Using neuroscience to successfully transform the XR experience


Simon Gill, Chief Creative Officer at Isobar

It seems trying to predict the future is a very human trait. It speaks to both our curious and creative nature. However, the popular William Gibson quote “The future is already here — it’s just not very evenly distributed.” would suggest we don’t need to look too far. I felt this, when seeing the Webby Awards winner DOTA2 Championshipin 2017.

DOTA2 is an online multi-player battle game that has spawned a large community, resulting in a highly competitive and lucrative e-sports franchise. The live experience is a place where gaming fans experience AR and VR in a truly epic way, pointing a clear possibility to how our physical reality may be transformed in the near future.

Is this our future and when will it arrive for more of us?

Mary Meeker of Kleiner Perkins, proposes that a major technology paradigm shift occurs every 15 years. Looking at her chart, we’re due the next evolution in/around 2020 (the previous paradigm shift was the smartphone era starting in 2005). The particular technology in question, is Mixed Reality (XR), with XR being the umbrella term that includes Augmented Reality (AR), Virtual Reality (VR), and Mixed Reality (MR). The later, being the term used with Microsoft HoloLens or the Magic Leap headsets.

As the market matures, there is increasing neural research that demonstrates how XR lights up our brains in ways other communications channels don’t. Compare against voice interfaces, which are more natural, but also more passive with regards to neural activity. The increased brain activity of XR, is important for brands and marketeers, as research by the IPA states that successful advertising benefits you to elicit a powerful emotional response. With this we know comes increased neural activity.

While good XR experiences turn our brains on, they require good “quality” content to do so. Quality, is a relative measure, and might not always mean super hi-fidelity visuals and high frame rates.

What this content should be and how you experience it, is what the Isobar Neurolabset out to find out.

Built by combining the expertise of Isobar’s Market Intelligence team, VR measurement tool and global accelerator, Isobar Nowlab, we were able to create an acclaimed test unit, The Neurolab.

It uses deep brain activity analysis coupled with eye tracking, facial expression, galvanic skin response and heart activity to see how test subjects respond to these new XR experiences. By recording all the relevant inputs into a time-locked database, deep analysis can be done on the effectiveness and efficiency of this new content.

A recent example includes the comparative test for Lionsgate’s Jigsawfilm trailer, pitting a standard 16:9 edit with a fully immersive, VR based, moral dilemma. Not surprisingly the VR experience trumped the humble film trailer across 5 key measures, with a staggering 336% increase in emotional valence.

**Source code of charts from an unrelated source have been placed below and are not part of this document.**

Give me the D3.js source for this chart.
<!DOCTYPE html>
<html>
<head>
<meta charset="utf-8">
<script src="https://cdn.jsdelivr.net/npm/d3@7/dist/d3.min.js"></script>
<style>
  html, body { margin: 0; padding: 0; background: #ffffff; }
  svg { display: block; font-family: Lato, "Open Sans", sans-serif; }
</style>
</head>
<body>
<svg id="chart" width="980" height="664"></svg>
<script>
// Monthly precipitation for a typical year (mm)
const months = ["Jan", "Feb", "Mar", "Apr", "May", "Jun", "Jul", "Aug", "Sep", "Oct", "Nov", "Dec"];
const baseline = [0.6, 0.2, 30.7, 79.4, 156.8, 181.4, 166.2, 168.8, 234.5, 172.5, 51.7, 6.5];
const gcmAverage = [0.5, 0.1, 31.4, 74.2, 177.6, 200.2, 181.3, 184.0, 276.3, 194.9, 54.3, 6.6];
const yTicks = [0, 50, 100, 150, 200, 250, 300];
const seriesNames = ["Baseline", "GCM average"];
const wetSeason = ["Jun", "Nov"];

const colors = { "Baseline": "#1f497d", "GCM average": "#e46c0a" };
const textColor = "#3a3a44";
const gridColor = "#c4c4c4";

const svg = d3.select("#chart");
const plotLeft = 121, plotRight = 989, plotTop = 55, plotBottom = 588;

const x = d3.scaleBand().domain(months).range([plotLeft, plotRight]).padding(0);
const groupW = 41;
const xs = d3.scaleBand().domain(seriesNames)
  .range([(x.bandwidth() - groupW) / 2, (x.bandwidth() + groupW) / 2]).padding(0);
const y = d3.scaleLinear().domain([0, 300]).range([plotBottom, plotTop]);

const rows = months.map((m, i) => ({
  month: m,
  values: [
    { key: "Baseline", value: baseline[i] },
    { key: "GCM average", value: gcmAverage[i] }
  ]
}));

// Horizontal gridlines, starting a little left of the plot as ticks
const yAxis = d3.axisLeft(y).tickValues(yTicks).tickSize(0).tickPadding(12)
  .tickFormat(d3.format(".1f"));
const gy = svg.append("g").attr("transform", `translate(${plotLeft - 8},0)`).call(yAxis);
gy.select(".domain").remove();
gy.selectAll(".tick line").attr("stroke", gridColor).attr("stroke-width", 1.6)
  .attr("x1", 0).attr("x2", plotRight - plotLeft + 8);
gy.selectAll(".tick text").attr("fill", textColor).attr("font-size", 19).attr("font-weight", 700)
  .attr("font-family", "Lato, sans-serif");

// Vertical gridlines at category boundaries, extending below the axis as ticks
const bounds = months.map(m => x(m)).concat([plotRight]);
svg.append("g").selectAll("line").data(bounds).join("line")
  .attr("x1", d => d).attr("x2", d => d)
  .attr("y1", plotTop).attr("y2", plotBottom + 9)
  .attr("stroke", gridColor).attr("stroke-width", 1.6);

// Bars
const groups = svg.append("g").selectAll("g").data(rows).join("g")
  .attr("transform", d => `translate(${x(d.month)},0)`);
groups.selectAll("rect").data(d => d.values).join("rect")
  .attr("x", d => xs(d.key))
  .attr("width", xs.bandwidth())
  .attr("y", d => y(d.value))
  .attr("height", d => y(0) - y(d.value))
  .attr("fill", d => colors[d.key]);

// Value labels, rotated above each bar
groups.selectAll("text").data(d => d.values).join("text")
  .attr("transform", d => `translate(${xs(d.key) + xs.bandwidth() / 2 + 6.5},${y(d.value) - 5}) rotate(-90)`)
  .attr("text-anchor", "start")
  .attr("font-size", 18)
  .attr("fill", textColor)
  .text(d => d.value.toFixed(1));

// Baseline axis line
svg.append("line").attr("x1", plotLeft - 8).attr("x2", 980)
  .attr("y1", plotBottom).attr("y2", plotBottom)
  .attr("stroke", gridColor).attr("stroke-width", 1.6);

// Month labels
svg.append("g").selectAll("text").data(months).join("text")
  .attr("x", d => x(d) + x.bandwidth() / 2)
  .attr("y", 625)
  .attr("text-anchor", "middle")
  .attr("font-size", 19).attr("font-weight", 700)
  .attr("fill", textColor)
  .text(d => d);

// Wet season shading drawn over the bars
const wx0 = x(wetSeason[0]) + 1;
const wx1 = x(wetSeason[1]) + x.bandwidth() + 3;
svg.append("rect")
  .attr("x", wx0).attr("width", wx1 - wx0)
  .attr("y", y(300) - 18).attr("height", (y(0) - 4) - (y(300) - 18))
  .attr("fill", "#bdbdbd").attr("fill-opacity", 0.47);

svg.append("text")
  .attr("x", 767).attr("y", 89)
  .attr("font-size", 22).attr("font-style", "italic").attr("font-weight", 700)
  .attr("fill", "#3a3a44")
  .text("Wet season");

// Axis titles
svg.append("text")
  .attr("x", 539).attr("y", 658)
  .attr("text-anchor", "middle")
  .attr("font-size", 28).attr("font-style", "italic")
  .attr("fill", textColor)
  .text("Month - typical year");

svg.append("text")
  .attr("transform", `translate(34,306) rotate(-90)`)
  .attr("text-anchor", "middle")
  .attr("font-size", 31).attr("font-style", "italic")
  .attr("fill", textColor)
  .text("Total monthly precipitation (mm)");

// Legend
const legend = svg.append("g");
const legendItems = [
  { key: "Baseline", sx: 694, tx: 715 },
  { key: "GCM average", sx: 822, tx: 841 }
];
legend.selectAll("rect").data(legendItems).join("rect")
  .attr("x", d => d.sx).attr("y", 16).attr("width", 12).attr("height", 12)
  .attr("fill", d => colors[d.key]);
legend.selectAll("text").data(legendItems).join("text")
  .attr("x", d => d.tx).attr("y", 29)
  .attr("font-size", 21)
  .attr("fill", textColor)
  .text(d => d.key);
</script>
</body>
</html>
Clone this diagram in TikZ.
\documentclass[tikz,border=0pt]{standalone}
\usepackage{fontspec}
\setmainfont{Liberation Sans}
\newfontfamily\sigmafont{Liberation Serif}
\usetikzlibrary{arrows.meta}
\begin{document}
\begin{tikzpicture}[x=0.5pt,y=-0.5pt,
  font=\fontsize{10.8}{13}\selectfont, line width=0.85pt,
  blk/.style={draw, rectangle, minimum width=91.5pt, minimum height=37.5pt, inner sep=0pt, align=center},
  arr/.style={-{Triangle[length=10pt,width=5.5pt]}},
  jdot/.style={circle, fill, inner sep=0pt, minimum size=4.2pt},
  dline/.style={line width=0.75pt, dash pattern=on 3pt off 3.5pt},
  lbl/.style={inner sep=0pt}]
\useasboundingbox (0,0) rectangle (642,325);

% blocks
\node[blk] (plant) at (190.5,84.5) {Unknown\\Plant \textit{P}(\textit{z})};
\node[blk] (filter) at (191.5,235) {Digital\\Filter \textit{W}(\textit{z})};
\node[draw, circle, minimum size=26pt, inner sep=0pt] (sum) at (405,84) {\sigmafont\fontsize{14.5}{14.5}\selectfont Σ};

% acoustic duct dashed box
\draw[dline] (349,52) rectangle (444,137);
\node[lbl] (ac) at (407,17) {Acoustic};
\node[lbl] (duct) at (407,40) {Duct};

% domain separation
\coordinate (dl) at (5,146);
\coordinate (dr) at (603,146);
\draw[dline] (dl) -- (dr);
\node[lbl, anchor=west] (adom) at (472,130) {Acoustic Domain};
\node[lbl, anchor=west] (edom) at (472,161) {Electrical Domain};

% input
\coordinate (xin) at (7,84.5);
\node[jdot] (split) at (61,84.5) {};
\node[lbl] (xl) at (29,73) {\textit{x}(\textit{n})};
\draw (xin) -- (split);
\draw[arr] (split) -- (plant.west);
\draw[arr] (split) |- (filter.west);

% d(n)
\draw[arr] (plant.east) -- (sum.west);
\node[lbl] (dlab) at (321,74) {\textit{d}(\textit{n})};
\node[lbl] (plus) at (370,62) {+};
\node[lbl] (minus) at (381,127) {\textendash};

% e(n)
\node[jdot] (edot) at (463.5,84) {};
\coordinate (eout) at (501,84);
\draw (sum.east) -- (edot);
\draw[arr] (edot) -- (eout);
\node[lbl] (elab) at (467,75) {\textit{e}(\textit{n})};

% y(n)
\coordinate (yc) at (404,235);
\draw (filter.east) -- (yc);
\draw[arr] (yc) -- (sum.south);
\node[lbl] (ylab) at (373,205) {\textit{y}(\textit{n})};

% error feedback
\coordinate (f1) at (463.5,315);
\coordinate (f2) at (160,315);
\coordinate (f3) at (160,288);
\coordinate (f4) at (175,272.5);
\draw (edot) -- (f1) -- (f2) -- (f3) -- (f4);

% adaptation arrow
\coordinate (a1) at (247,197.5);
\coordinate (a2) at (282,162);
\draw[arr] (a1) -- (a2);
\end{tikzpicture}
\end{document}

While these new inputs need carefully calibration and the responses to emotional state decoding, the results so far have been enlightening. From the many tests we completed so far, we’ve been able to ascertain:

  1. That too many AR/VR experiences are being rushed out without properly testing usability testing, which is diminishing the impact and effectiveness. There is a consistently seen set of intuitive, confusing and clunky features and approaches that need to be reworked with customer feedback. In particular, developers need to do more in the way of visual and auditory cueing to lead users through the intended path for room scale experiences.
  2. Motion sickness is still a pervasive problem in any XR experience that moves the subject through virtual space. Fortunately, the same biometric sensors we use to detect emotion can be used to predict the early onset of motion sickness. This is something developers need to take seriously, incorporate into early testing, and then modify the experience to accommodate.
  3. Men and women are similar in terms of their emotional response to triggers. In Isobar’s Mountain Dew experience, for example, we always, without exception, see large GSR peaks indicating emotional arousal as soon as the subject realizes they are going to skydive from the back of an airplane.
  4. It’s important to use multiple indicators of emotional arousal and valence, and to build them into predictive algorithms that summarize emotional states. Without this, you’ve just got a big pile of data. Certain sensors are better in different situations, e.g., EEG is prone to movement artefacts for room scale; facial EMG is less sensitive to detecting emotions, but less prone to artefacts.


With a more scientific approach we’ve been able to better understand where to put future effort, where to experiment and what to watch for when creating successful experiences. We’ve consistently seen positive and better performing results from VR/AR, which will undoubtedly drive transformation in the marketing of brands, in their evolving ecosystems, and help develop new participatory narratives.

While the human desire to tell a story is still strong, it’s important to realise that VR/AR is about evolving experiences, where the story is framed for the participant to involve themselves in. Go play, go measure, go learn, go improve.